- GIVEN REQUEST -
Restate, exactly and without pictures, the lines from the start of the listing below through the line holding "ErrorBar, ReferenceArea, Legend".

- COLLECTED DATA -
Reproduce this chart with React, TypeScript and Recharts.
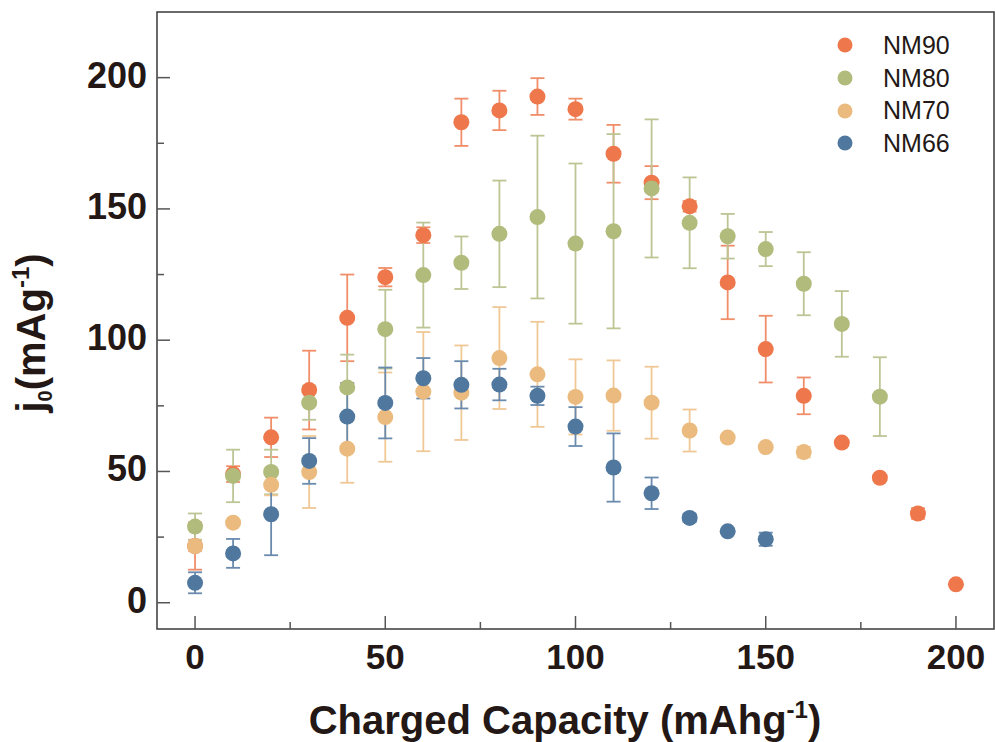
import React from 'react';
import { ScatterChart, Scatter, XAxis, YAxis, ErrorBar, ReferenceArea, Legend } from 'recharts';

// charged capacity steps (mAh/g)
const capacity = [0, 10, 20, 30, 40, 50, 60, 70, 80, 90, 100, 110, 120, 130, 140, 150, 160, 170, 180, 190, 200];

const nm90 = [21.6, 49, 63, 81, 108.5, 124, 140, 183, 187.5, 192.8, 188, 171, 160, 151, 122, 96.6, 78.8, 61, 47.6, 34, 7];
const nm90Err = [9, 3, 7.5, 15, 16.5, 3.5, 3, 9, 7.5, 7, 4, 11, 6.3, 2, 14, 12.7, 7, 0, 0, 2, 0];

const nm80 = [29, 48.3, 49.8, 76.2, 82, 104.2, 124.8, 129.5, 140.5, 146.9, 136.8, 141.5, 157.8, 144.7, 139.6, 134.7, 121.5, 106.2, 78.5];
const nm80Err = [5, 10, 8.5, 6.5, 12.5, 15, 20, 10, 20.3, 31, 30.5, 37, 26.3, 17.3, 8.5, 6.5, 12, 12.5, 15];

const nm70 = [21.6, 30.5, 44.9, 49.8, 58.7, 70.7, 80.4, 80, 93.2, 87, 78.4, 78.9, 76.2, 65.6, 62.9, 59.3, 57.4];
const nm70Err = [2, 0, 4, 13.7, 13, 17, 22.7, 18, 19.4, 20, 14.3, 13.4, 13.7, 8, 0, 0, 2];

const nm66 = [7.6, 18.8, 33.7, 54, 70.9, 76.1, 85.5, 83, 83.1, 78.8, 67.1, 51.5, 41.7, 32.3, 27.2, 24.2];
const nm66Err = [4, 5.5, 15.6, 8.7, 12.8, 13.5, 7.7, 9, 6, 3.5, 7.4, 13, 6, 1.5, 0, 2.5];

const xTicks = [0, 25, 50, 75, 100, 125, 150, 175, 200];
const yTicks = [0, 25, 50, 75, 100, 125, 150, 175, 200];

const FONT = '"Liberation Sans", Arial, Helvetica, sans-serif';
const TEXT = '#231815';
const PLOT = { left: 157, top: 12, right: 994, bottom: 629 };

const build = (vals: number[], errs: number[]) =>
  vals.map((v, i) => ({ x: capacity[i], y: v, err: errs[i] }));

const series = [
  { name: 'NM90', data: build(nm90, nm90Err), color: '#EE774B', bar: '#F08E6A' },
  { name: 'NM80', data: build(nm80, nm80Err), color: '#B1BB7C', bar: '#BCC594' },
  { name: 'NM70', data: build(nm70, nm70Err), color: '#EBBA7E', bar: '#EFC896' },
  { name: 'NM66', data: build(nm66, nm66Err), color: '#50789F', bar: '#6A8BAE' },
];

const XTick = (props: any) => {
  const { x, payload } = props;
  const major = payload.value % 50 === 0;
  return (
    <g>
      <line x1={x} x2={x} y1={PLOT.bottom} y2={PLOT.bottom - (major ? 13 : 7)} stroke="#555" strokeWidth={1.5} />
      {major && (
        <text x={x} y={669} textAnchor="middle" fontFamily={FONT} fontSize={35} fontWeight="bold" fill={TEXT}>
          {payload.value}
        </text>
      )}
    </g>
  );
};

const YTick = (props: any) => {
  const { y, payload } = props;
  const major = payload.value % 50 === 0;
  return (
    <g>
      <line x1={PLOT.left} x2={PLOT.left + (major ? 13 : 7)} y1={y} y2={y} stroke="#555" strokeWidth={1.5} />
      {major && (
        <text x={147} y={y + 10} textAnchor="end" fontFamily={FONT} fontSize={36} fontWeight="bold" fill={TEXT}>
          {payload.value}
        </text>
      )}
    </g>
  );
};

const XTitle = () => (
  <text x={565} y={734} textAnchor="middle" fontFamily={FONT} fontSize={40} fontWeight="bold" fill={TEXT}>
    Charged Capacity (mAhg
    <tspan fontSize={24} dy={-16}>-1</tspan>
    <tspan dy={16}>)</tspan>
  </text>
);

const YTitle = () => (
  <text
    transform="translate(45, 333) rotate(-90)"
    textAnchor="middle"
    fontFamily={FONT}
    fontSize={40}
    fontWeight="bold"
    fill={TEXT}
  >
    j<tspan fontSize={20} dy={7}>0</tspan>
    <tspan dy={-7}>(mAg</tspan>
    <tspan fontSize={24} dy={-16}>-1</tspan>
    <tspan dy={16}>)</tspan>
  </text>
);

const LegendBox = () => (
  <div style={{ fontFamily: FONT }}>
    {series.map((s) => (
      <div key={s.name} style={{ display: 'flex', alignItems: 'center', height: 32.7 }}>
        <svg width={16} height={16} style={{ display: 'block' }}>
          <circle cx={8} cy={8} r={7.5} fill={s.color} />
        </svg>
        <span style={{ marginLeft: 30, fontSize: 25, color: TEXT, lineHeight: '32.7px' }}>{s.name}</span>
      </div>
    ))}
  </div>
);

export default function App() {
  return (
    <div style={{ position: 'absolute', left: 0, top: 0, width: 995, height: 742, background: '#fff' }}>
      <ScatterChart width={995} height={742} margin={{ top: 12, right: 1, bottom: 0, left: 0 }}>
        <XAxis
          type="number"
          dataKey="x"
          domain={[-10, 210]}
          ticks={xTicks}
          interval={0}
          tick={<XTick />}
          tickLine={false}
          axisLine={false}
          height={113}
          allowDataOverflow
          label={<XTitle />}
        />
        <YAxis
          type="number"
          dataKey="y"
          domain={[-10, 225]}
          ticks={yTicks}
          interval={0}
          tick={<YTick />}
          tickLine={false}
          axisLine={false}
          width={157}
          allowDataOverflow
          label={<YTitle />}
        />
        <ReferenceArea x1={-10} x2={210} y1={-10} y2={225} fill="none" fillOpacity={0} stroke="#3a3a3a" strokeWidth={1.5} />
        {series.map((s) => (
          <Scatter
            key={s.name}
            name={s.name}
            data={s.data}
            fill={s.color}
            isAnimationActive={false}
            shape={(p: any) => <circle cx={p.cx} cy={p.cy} r={8} fill={s.color} />}
          >
            <ErrorBar dataKey="err" direction="y" width={7} stroke={s.bar} strokeWidth={1.8} />
          </Scatter>
        ))}
        <Legend
          layout="vertical"
          align="center"
          verticalAlign="middle"
          wrapperStyle={{ left: 837, top: 29, width: 150, height: 'auto' }}
          content={() => <LegendBox />}
        />
      </ScatterChart>
    </div>
  );
}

- SOLUTION FOR THIS EXERCISE -
Reproduce this chart with React, TypeScript and Recharts.
import React from 'react';
import { ScatterChart, Scatter, XAxis, YAxis, ErrorBar, ReferenceArea, Legend } from 'recharts';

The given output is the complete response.